Wise: Supports USD-to-VND transfers. Rates are competitive within the SBV’s trading band. Transfer time is typically 1 to 2 business days. This is the most popular method among Vietnamese freelancers working with international clients.

Payoneer: Provides USD receiving accounts that Vietnamese contractors can withdraw to local bank accounts. Conversion happens when the contractor initiates the withdrawal, giving them control over timing.

Bank wire (SWIFT): Works but is expensive ($30 to $50 per transfer) and slow (3 to 5 business days). Vietnamese banks may require additional documentation for incoming foreign currency payments, including the underlying contract and invoice.

The contractor should provide an invoice for every payment that includes their tax registration number, a description of services, and the payment amount in the agreed currency. Vietnamese tax authorities increasingly cross-reference foreign remittance data with individual tax filings.

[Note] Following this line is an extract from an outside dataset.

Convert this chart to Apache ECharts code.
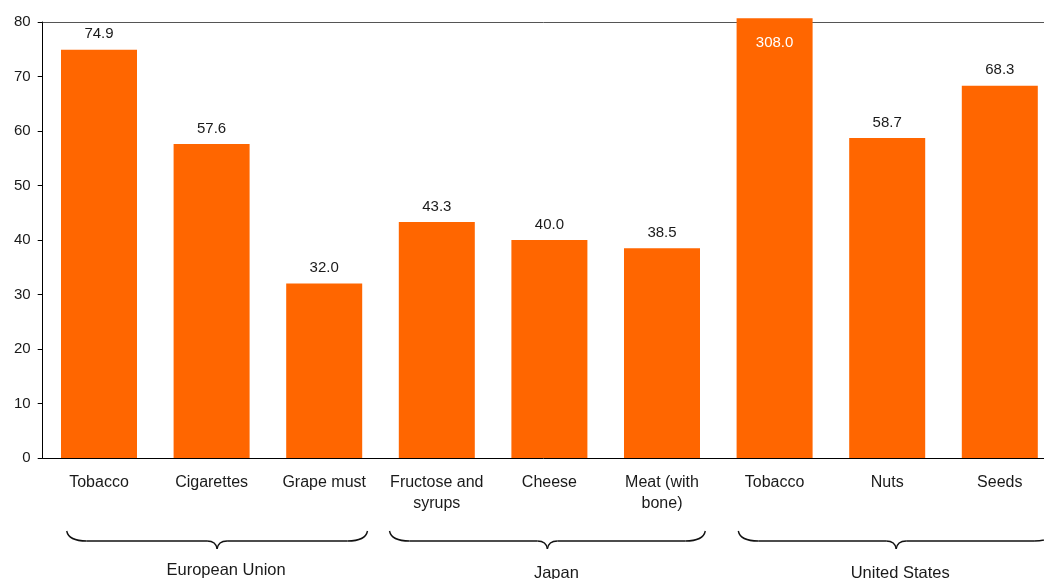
<!DOCTYPE html>
<html><head><meta charset="utf-8">
<script src="https://cdn.jsdelivr.net/npm/echarts@6/dist/echarts.min.js"></script>
<style>html,body{margin:0;padding:0;background:#fff}#c{width:1044px;height:579px}</style>
</head><body><div id="c"></div>
<script>
const categories = ['Tobacco','Cigarettes','Grape must','Fructose and\nsyrups','Cheese','Meat (with\nbone)','Tobacco','Nuts','Seeds'];
const values = [74.9, 57.6, 32.0, 43.3, 40.0, 38.5, 308.0, 58.7, 68.3];
const groupNames = ['European Union', 'Japan', 'United States'];
const groupFrom = [0, 3, 6];
const groupTo = [2, 5, 8];
const yTicks = [0, 10, 20, 30, 40, 50, 60, 70, 80];

const yMax = 80;
const capValue = 80.7; // off-scale bar drawn just past the axis top
const FONT = 'Liberation Sans, Arial, Helvetica, sans-serif';
const chart = echarts.init(document.getElementById('c'));

const seriesData = values.map(v => {
  if (v > yMax) {
    return {value: capValue, real: v,
      label: {position: 'insideTop', distance: 17, color: '#fff'}};
  }
  return {value: v, real: v};
});

chart.setOption({
  animation: false,
  grid: {left: 42.7, width: 1013.4, top: 22, bottom: 121, outerBoundsMode: 'none', containLabel: false},
  xAxis: [{
    type: 'category', data: categories,
    axisLine: {lineStyle: {color: '#000', width: 1}},
    axisTick: {length: 5, lineStyle: {color: '#000'}},
    axisLabel: {color: '#1a1a1a', fontSize: 16, fontFamily: FONT, margin: 14, lineHeight: 21, interval: 0}
  }, {
    type: 'category', data: categories, position: 'top',
    axisLine: {show: true, lineStyle: {color: '#555', width: 1}},
    axisTick: {show: false}, axisLabel: {show: false}
  }],
  yAxis: {
    type: 'value', min: yTicks[0], max: yTicks[yTicks.length - 1], interval: yTicks[1] - yTicks[0],
    axisLine: {show: true, lineStyle: {color: '#000'}},
    axisTick: {show: true, length: 5, lineStyle: {color: '#000'}},
    splitLine: {show: false},
    axisLabel: {color: '#1a1a1a', fontSize: 15, fontFamily: FONT, margin: 12}
  },
  series: [{
    type: 'bar', data: seriesData, clip: false,
    barCategoryGap: '32.5%',
    itemStyle: {color: '#FF6600'},
    label: {
      show: true, position: 'top', distance: 8,
      color: '#1a1a1a', fontSize: 15, fontFamily: FONT,
      formatter: p => p.data.real.toFixed(1)
    }
  }]
});

function drawBraces() {
  // inset of each brace from its group's category boundaries (left, right), and label nudges
  const insets = [[24, 13], [9, 13], [20, 2]];
  const labelDx = [9, 9, 4];
  const labelY = [570, 573, 573];
  const els = [];
  const st = {stroke: '#111', lineWidth: 1.4, fill: null};
  groupNames.forEach((name, i) => {
    const c0 = chart.convertToPixel({xAxisIndex: 0}, groupFrom[i]);
    const c1 = chart.convertToPixel({xAxisIndex: 0}, groupTo[i]);
    const half = (c1 - c0) / (groupTo[i] - groupFrom[i]) / 2;
    const a = c0 - half + insets[i][0];
    const b = c1 + half - insets[i][1];
    const xc = (a + b) / 2;
    const yt = 531, ym = 541, yb = 549;
    els.push({type: 'bezierCurve', shape: {x1: a, y1: yt, cpx1: a + 2, cpy1: ym, x2: a + 20, y2: ym}, style: st});
    els.push({type: 'line', shape: {x1: a + 20, y1: ym, x2: xc - 10, y2: ym}, style: st});
    els.push({type: 'bezierCurve', shape: {x1: xc - 10, y1: ym, cpx1: xc - 1, cpy1: ym, x2: xc, y2: yb}, style: st});
    els.push({type: 'bezierCurve', shape: {x1: xc, y1: yb, cpx1: xc + 1, cpy1: ym, x2: xc + 10, y2: ym}, style: st});
    els.push({type: 'line', shape: {x1: xc + 10, y1: ym, x2: b - 20, y2: ym}, style: st});
    els.push({type: 'bezierCurve', shape: {x1: b - 20, y1: ym, cpx1: b - 2, cpy1: ym, x2: b, y2: yt}, style: st});
    els.push({type: 'text', x: xc + labelDx[i], y: labelY[i], style: {text: name, fill: '#1a1a1a', font: '16.5px ' + FONT, textAlign: 'center', textVerticalAlign: 'middle'}});
  });
  chart.setOption({graphic: els});
}
drawBraces();
</script>
</body></html>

Misclassification risk in Vietnam

Vietnam’s Labor Code 2019 defines employment broadly. The key factors for classification are whether the worker performs work under the management, administration, and supervision of the employer, whether the worker is paid a salary, and whether the worker uses the employer’s tools and equipment.

For US companies paying Vietnamese contractors remotely, direct enforcement is limited because Vietnamese labor inspectors primarily audit Vietnamese employers. But the risk exists if the contractor files a complaint or if Vietnamese tax authorities determine the income should have been classified as employment income (which is taxed differently and triggers social insurance obligations).

Best practices: use a contractor agreement governed by appropriate law (Vietnamese civil law for the contractor’s obligations, or international arbitration for dispute resolution), avoid setting fixed working hours or requiring daily attendance, and allow the contractor to work for other clients.